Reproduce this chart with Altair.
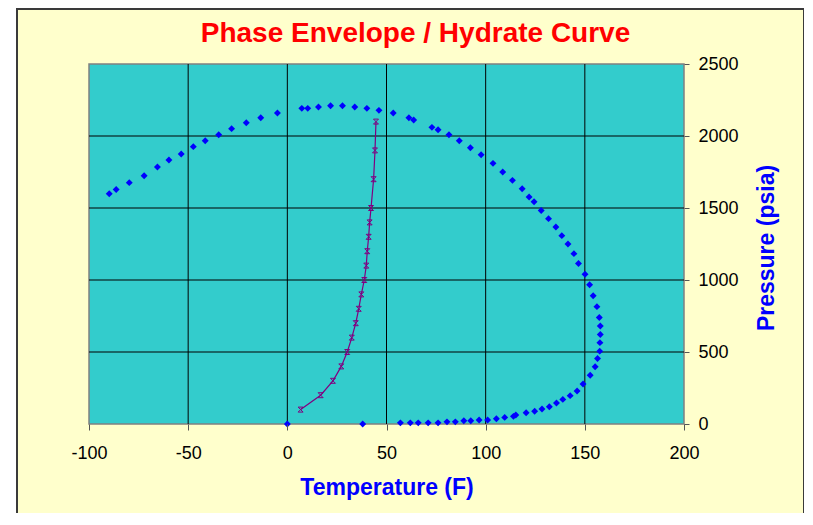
import altair as alt
import pandas as pd

title_text = "Phase Envelope / Hydrate Curve"
x_title = "Temperature (F)"
y_title = "Pressure (psia)"
x_ticks = [-100, -50, 0, 50, 100, 150, 200]
y_ticks = [0, 500, 1000, 1500, 2000, 2500]

# Phase envelope (blue diamonds)
env_T = [0, 38, 57, 62, 66, 71, 76, 80.5, 84.7, 89, 92.5, 96.7, 101, 105.4, 109.6,
         114, 115.2, 120.4, 124.7, 128.4, 132.1, 135.7, 138.9, 142.6, 146.1, 149.1,
         152.7, 155.2, 156.4, 157.5, 157.6, 157.8, 157.8, 157.3, 156.1, 154.2, 152.4,
         150.1, 146.8, 144.5, 141.5, 138.4, 135.4, 131.7, 128.0, 124.4, 121.9, 118.4,
         113.5, 108.6, 103.7, 97.7, 92.3, 86.7, 81.5, 76.0, 72.9, 63.7, 61.3, 53.4,
         46.2, 40.1, 34.0, 27.8, 21.8, 15.7, 10.3, 7.3, -5.0, -13.4, -20.7, -28.1,
         -34.6, -41.4, -47.4, -53.5, -59.7, -65.5, -72.2, -79.7, -86.3, -89.8]
env_P = [0, 0, 8, 8, 8, 8, 8, 15, 15, 22, 22, 28, 28, 37, 46,
         53, 62, 78, 88, 104, 120, 146, 171, 197, 229, 278,
         338, 398, 455, 506, 565, 622, 680, 740, 815, 891, 967,
         1040, 1115, 1183, 1250, 1308, 1368, 1426, 1483, 1544, 1576, 1634,
         1692, 1750, 1810, 1870, 1919, 1967, 2009, 2044, 2060, 2111, 2127, 2160,
         2178, 2192, 2201, 2210, 2210, 2201, 2192, 2192, 2160, 2127, 2092, 2051,
         2009, 1967, 1926, 1875, 1833, 1785, 1724, 1676, 1628, 1599]

# Hydrate curve (purple line)
hyd_T = [6.7, 16.8, 23.0, 27.2, 30.2, 32.5, 34.5, 36.0, 37.3, 38.8, 39.8, 40.3,
         41.0, 41.5, 42.2, 43.5, 44.2, 44.7]
hyd_P = [100, 200, 300, 400, 500, 600, 700, 800, 900, 1000, 1100, 1200,
         1300, 1400, 1500, 1700, 1900, 2100]

W, H = 595, 360
FONT = "Liberation Sans, Arial, sans-serif"

env = pd.DataFrame({"T": env_T, "P": env_P})
hyd = pd.DataFrame({"T": hyd_T, "P": hyd_P, "i": list(range(len(hyd_T)))})
xgrid = pd.DataFrame({"T": x_ticks[1:-1]})
ygrid = pd.DataFrame({"P": y_ticks[1:-1]})
one = pd.DataFrame({"t": [title_text]})

xs = alt.Scale(domain=[-100, 200], nice=False, zero=False)
ys = alt.Scale(domain=[0, 2500], nice=False, zero=False)

x_axis = alt.Axis(values=x_ticks, title=x_title, grid=False, domain=False, zindex=1,
                  labelExpr="'' + datum.value",
                  tickSize=6, tickColor="#555555", tickWidth=1,
                  labelFont=FONT, labelFontSize=18, labelColor="#000000",
                  labelPadding=14, labelFlush=False,
                  titleFont=FONT, titleFontSize=23, titleFontWeight="bold",
                  titleColor="#0000FF", titleBaseline="alphabetic",
                  titleX=W / 2, titleY=70, titleAlign="center")
y_axis = alt.Axis(values=y_ticks, title=y_title, orient="right", grid=False, zindex=1,
                  labelExpr="'' + datum.value",
                  domain=False, tickSize=5, tickColor="#555555", tickWidth=1,
                  labelFont=FONT, labelFontSize=18, labelColor="#000000",
                  labelPadding=9, labelFlush=False, labelAlign="left",
                  titleFont=FONT, titleFontSize=23, titleFontWeight="bold",
                  titleColor="#0000FF", titleAngle=270, titleBaseline="alphabetic",
                  titleAlign="center", titleX=89, titleY=183.5)

X = alt.X("T:Q", scale=xs, axis=x_axis)
Y = alt.Y("P:Q", scale=ys, axis=y_axis)

frame = alt.Chart(one).mark_rect(fill="#FFFFCC", stroke="#3a3a3a", strokeWidth=2).encode(
    x=alt.value(-72), x2=alt.value(715), y=alt.value(-55), y2=alt.value(470))
plotbg = alt.Chart(one).mark_rect(fill="#33CCCC", stroke="#808080", strokeWidth=1.5).encode(
    x=alt.value(0), x2=alt.value(W), y=alt.value(0), y2=alt.value(H))
vgrid = alt.Chart(xgrid).mark_rule(color="#000000", strokeWidth=1).encode(x=X)
hgrid = alt.Chart(ygrid).mark_rule(color="#000000", strokeWidth=1).encode(y=Y)

env_pts = alt.Chart(env).mark_point(shape="diamond", size=48, filled=True,
                                     color="#0000FF", opacity=1).encode(x=X, y=Y)
hyd_line = alt.Chart(hyd).mark_line(color="#800080", strokeWidth=1.2).encode(
    x=X, y=Y, order="i:Q")
hyd_pts = alt.Chart(hyd).mark_point(shape="M-1,-1L1,-1L-1,1L1,1Z", size=25, filled=False,
                                     color="#800080", strokeWidth=1, opacity=1).encode(x=X, y=Y)

title = alt.Chart(one).mark_text(font=FONT, fontSize=28, fontWeight="bold",
                                 color="#FF0000", align="center",
                                 baseline="alphabetic").encode(
    x=alt.value(326.5), y=alt.value(-22), text="t:N")

chart = alt.layer(frame, plotbg, vgrid, hgrid, env_pts, hyd_line, hyd_pts, title).properties(
    width=W, height=H,
    padding={"left": 81, "top": 56, "right": 120, "bottom": 89},
    autosize=alt.AutoSizeParams(type="none"),
    background="white",
).configure_view(stroke=None)

chart.save("out.html", embed_options={"renderer": "svg", "actions": False})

■ **The task**:
Your task is to restate word for word the lines from the top of the data to the line containing "ys = alt.Scale(domain=[0, 2500], nice=False, zero=False)", both ends included, with every picture left out.

■ **Worked answer**:
Reproduce this chart with Altair.
import altair as alt
import pandas as pd

title_text = "Phase Envelope / Hydrate Curve"
x_title = "Temperature (F)"
y_title = "Pressure (psia)"
x_ticks = [-100, -50, 0, 50, 100, 150, 200]
y_ticks = [0, 500, 1000, 1500, 2000, 2500]

# Phase envelope (blue diamonds)
env_T = [0, 38, 57, 62, 66, 71, 76, 80.5, 84.7, 89, 92.5, 96.7, 101, 105.4, 109.6,
         114, 115.2, 120.4, 124.7, 128.4, 132.1, 135.7, 138.9, 142.6, 146.1, 149.1,
         152.7, 155.2, 156.4, 157.5, 157.6, 157.8, 157.8, 157.3, 156.1, 154.2, 152.4,
         150.1, 146.8, 144.5, 141.5, 138.4, 135.4, 131.7, 128.0, 124.4, 121.9, 118.4,
         113.5, 108.6, 103.7, 97.7, 92.3, 86.7, 81.5, 76.0, 72.9, 63.7, 61.3, 53.4,
         46.2, 40.1, 34.0, 27.8, 21.8, 15.7, 10.3, 7.3, -5.0, -13.4, -20.7, -28.1,
         -34.6, -41.4, -47.4, -53.5, -59.7, -65.5, -72.2, -79.7, -86.3, -89.8]
env_P = [0, 0, 8, 8, 8, 8, 8, 15, 15, 22, 22, 28, 28, 37, 46,
         53, 62, 78, 88, 104, 120, 146, 171, 197, 229, 278,
         338, 398, 455, 506, 565, 622, 680, 740, 815, 891, 967,
         1040, 1115, 1183, 1250, 1308, 1368, 1426, 1483, 1544, 1576, 1634,
         1692, 1750, 1810, 1870, 1919, 1967, 2009, 2044, 2060, 2111, 2127, 2160,
         2178, 2192, 2201, 2210, 2210, 2201, 2192, 2192, 2160, 2127, 2092, 2051,
         2009, 1967, 1926, 1875, 1833, 1785, 1724, 1676, 1628, 1599]

# Hydrate curve (purple line)
hyd_T = [6.7, 16.8, 23.0, 27.2, 30.2, 32.5, 34.5, 36.0, 37.3, 38.8, 39.8, 40.3,
         41.0, 41.5, 42.2, 43.5, 44.2, 44.7]
hyd_P = [100, 200, 300, 400, 500, 600, 700, 800, 900, 1000, 1100, 1200,
         1300, 1400, 1500, 1700, 1900, 2100]

W, H = 595, 360
FONT = "Liberation Sans, Arial, sans-serif"

env = pd.DataFrame({"T": env_T, "P": env_P})
hyd = pd.DataFrame({"T": hyd_T, "P": hyd_P, "i": list(range(len(hyd_T)))})
xgrid = pd.DataFrame({"T": x_ticks[1:-1]})
ygrid = pd.DataFrame({"P": y_ticks[1:-1]})
one = pd.DataFrame({"t": [title_text]})

xs = alt.Scale(domain=[-100, 200], nice=False, zero=False)
ys = alt.Scale(domain=[0, 2500], nice=False, zero=False)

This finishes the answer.